The rip off Port Phillip Heads, a wild place, was rough when the Spray entered Hobson's Bay
from the sea, and was rougher when she stood out. But, with sea-room and under sail, she made good weather
immediately after passing it. It was only a few hours' sail to Tasmania across the strait, the wind
being fair and blowing hard. I carried the St. Kilda shark along, stuffed with hay, and disposed of it
to Professor Porter, the curator of the Victoria Museum of Launceston, which is at the head of the Tamar.
For many a long day to come may be seen there the shark of St. Kilda. Alas! the good but mistaken people
of St. Kilda, when the illustrated journals with pictures of my shark reached their news-stands, flew
into a passion, and swept all papers containing mention of fish into the fire; for St. Kilda was a
watering-place – and the idea of a shark there! But my show went on.

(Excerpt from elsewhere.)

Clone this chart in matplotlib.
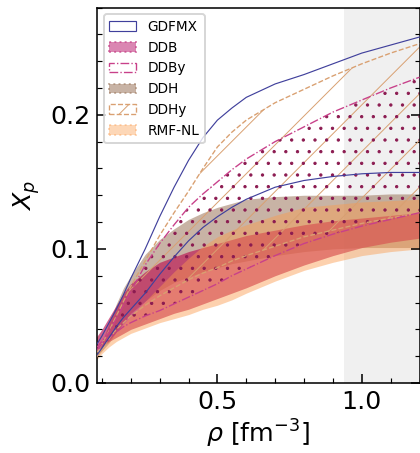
import matplotlib
matplotlib.use("Agg")
import matplotlib.pyplot as plt
from matplotlib.patches import Patch
from matplotlib.ticker import MultipleLocator

# density grid (fm^-3)
rho = [0.08, 0.10, 0.125, 0.15, 0.175, 0.2, 0.25, 0.3, 0.35, 0.4, 0.45, 0.5, 0.55, 0.6, 0.7, 0.8, 0.9, 1.0, 1.1, 1.2]

# proton fraction bands
gdfmx_hi = [0.028, 0.035, 0.045, 0.055, 0.066, 0.078, 0.100, 0.124, 0.146, 0.166, 0.183, 0.196, 0.205, 0.213, 0.223, 0.230, 0.238, 0.246, 0.252, 0.258]
gdfmx_lo = [0.020, 0.026, 0.034, 0.042, 0.049, 0.055, 0.067, 0.081, 0.094, 0.106, 0.116, 0.124, 0.131, 0.137, 0.146, 0.151, 0.154, 0.156, 0.157, 0.157]
ddb_hi = [0.034, 0.040, 0.049, 0.058, 0.067, 0.074, 0.083, 0.090, 0.094, 0.098, 0.101, 0.104, 0.107, 0.110, 0.114, 0.118, 0.121, 0.123, 0.125, 0.127]
ddb_lo = [0.024, 0.027, 0.031, 0.034, 0.037, 0.040, 0.044, 0.048, 0.052, 0.055, 0.059, 0.063, 0.067, 0.071, 0.080, 0.088, 0.095, 0.101, 0.105, 0.108]
ddby_hi = [0.026, 0.031, 0.038, 0.048, 0.058, 0.068, 0.088, 0.104, 0.118, 0.131, 0.141, 0.150, 0.159, 0.167, 0.180, 0.191, 0.202, 0.211, 0.220, 0.228]
ddby_lo = [0.024, 0.029, 0.034, 0.038, 0.042, 0.045, 0.050, 0.054, 0.059, 0.064, 0.069, 0.074, 0.080, 0.085, 0.095, 0.104, 0.111, 0.117, 0.122, 0.127]
ddh_hi = [0.022, 0.030, 0.045, 0.059, 0.071, 0.080, 0.096, 0.107, 0.115, 0.122, 0.127, 0.131, 0.134, 0.137, 0.139, 0.140, 0.140, 0.140, 0.141, 0.141]
ddh_lo = [0.019, 0.024, 0.030, 0.038, 0.045, 0.052, 0.061, 0.069, 0.075, 0.079, 0.083, 0.086, 0.089, 0.091, 0.095, 0.098, 0.100, 0.101, 0.101, 0.101]
ddhy_hi = [0.022, 0.029, 0.039, 0.050, 0.061, 0.072, 0.091, 0.110, 0.127, 0.143, 0.160, 0.176, 0.187, 0.196, 0.209, 0.219, 0.229, 0.238, 0.246, 0.253]
ddhy_lo = [0.019, 0.025, 0.033, 0.040, 0.045, 0.050, 0.058, 0.065, 0.071, 0.077, 0.082, 0.086, 0.091, 0.095, 0.102, 0.109, 0.114, 0.119, 0.123, 0.127]
rmf_hi = [0.021, 0.026, 0.032, 0.038, 0.044, 0.050, 0.061, 0.072, 0.083, 0.093, 0.102, 0.109, 0.114, 0.118, 0.125, 0.131, 0.133, 0.135, 0.136, 0.137]
rmf_lo = [0.017, 0.022, 0.027, 0.031, 0.034, 0.037, 0.041, 0.045, 0.048, 0.051, 0.055, 0.058, 0.062, 0.067, 0.076, 0.084, 0.090, 0.095, 0.098, 0.100]

labels = ["GDFMX", "DDB", "DDBy", "DDH", "DDHy", "RMF-NL"]

navy = "#40409c"
c_ddb = "#bc1452"
c_ddby = "#c8408a"
c_dots = "#8b1a50"
c_ddh = "#9b765b"
c_ddhy = "#d9a071"
c_rmf = "#fb9b4d"

plt.rcParams["hatch.linewidth"] = 0.5
plt.rcParams["font.size"] = 13

fig = plt.figure(figsize=(3.0, 453 / 140))
ax = fig.add_axes([97 / 420, 70 / 453, 322.5 / 420, 375.5 / 453])

ax.axvspan(0.94, 1.3, color="0.94", lw=0, zorder=0)

# filled bands
ax.fill_between(rho, ddh_lo, ddh_hi, color=c_ddh, alpha=0.55, lw=0, zorder=1)
ax.fill_between(rho, ddb_lo, ddb_hi, color=c_ddb, alpha=0.66, lw=0, zorder=1)
ax.fill_between(rho, rmf_lo, rmf_hi, color=c_rmf, alpha=0.45, lw=0, zorder=1)

# hatched bands
ax.fill_between(rho, ddhy_lo, ddhy_hi, facecolor="none", edgecolor=c_ddhy, hatch="/", lw=0, zorder=2)
ax.fill_between(rho, ddby_lo, ddby_hi, facecolor="none", edgecolor=c_dots, hatch="..", lw=0, zorder=2)

# band edges
ax.plot(rho, ddhy_hi, ls="--", color=c_ddhy, lw=0.7, zorder=3)
ax.plot(rho, ddhy_lo, ls="--", color=c_ddhy, lw=0.7, zorder=3)
ax.plot(rho, ddby_hi, ls="-.", color=c_ddby, lw=0.7, zorder=3)
ax.plot(rho, ddby_lo, ls="-.", color=c_ddby, lw=0.7, zorder=3)
ax.plot(rho, gdfmx_hi, color=navy, lw=0.6, zorder=4)
ax.plot(rho, gdfmx_lo, color=navy, lw=0.6, zorder=4)

ax.set_xlim(0.083, 1.2)
ax.set_ylim(0, 0.28)
ax.xaxis.set_major_locator(MultipleLocator(0.5))
ax.xaxis.set_minor_locator(MultipleLocator(0.1))
ax.yaxis.set_major_locator(MultipleLocator(0.1))
ax.yaxis.set_minor_locator(MultipleLocator(0.02))
ax.tick_params(which="both", direction="in", right=True, top=False, labelsize=13)
ax.tick_params(which="major", length=4.5, width=0.8)
ax.tick_params(which="minor", length=2.5, width=0.6)
for s in ax.spines.values():
    s.set_linewidth(0.8)

ax.set_xlabel(r"$\rho$ [fm$^{-3}$]", fontsize=13, labelpad=2)
ax.set_ylabel(r"$X_p$", fontsize=13, labelpad=4)

handles = [
    Patch(facecolor="white", edgecolor=navy, lw=0.6),
    Patch(facecolor="#c2357f", alpha=0.6, edgecolor="#c2357f", ls=":"),
    Patch(facecolor="white", edgecolor=c_ddby, ls="-.", lw=0.7),
    Patch(facecolor=c_ddh, alpha=0.55, edgecolor=c_ddh, ls=":"),
    Patch(facecolor="white", edgecolor=c_ddhy, ls="--", lw=0.7, hatch="/"),
    Patch(facecolor=c_rmf, alpha=0.4, edgecolor=c_rmf, ls=":"),
]
ax.legend(handles, labels, loc="upper left", fontsize=7, framealpha=0.8)

fig.savefig("out.png", dpi=140)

The Spray was berthed on the beach at a small jetty at Launceston while the tide driven in by the
gale that brought her up the river was unusually high; and she lay there hard and fast, with not enough
water around her at any time after to wet one's feet till she was ready to sail; then, to float her, the
ground was dug from under her keel.
In this snug place I left her in charge of three children, while I made journeys among the hills and
rested my bones for the coming voyage, on the moss-covered rocks at the gorge hard by, and among the ferns
I found wherever I went. My vessel was well taken care of. I never returned without finding that the decks
had been washed and that one of the children, my nearest neighbour's little girl from across the road, was
at the gangway attending to visitors, while the others, a brother and sister, sold marine curios such
aswere in the cargo, on "ship's account." They were a bright, cheerful crew, and people came a long way to
hear them tell the story of the voyage, and of the monsters of the deep "the captain had slain." I had
only to keep myself away to be a hero of the first water; and it suited me very well to do so and to
rusticate in the forests and among the streams.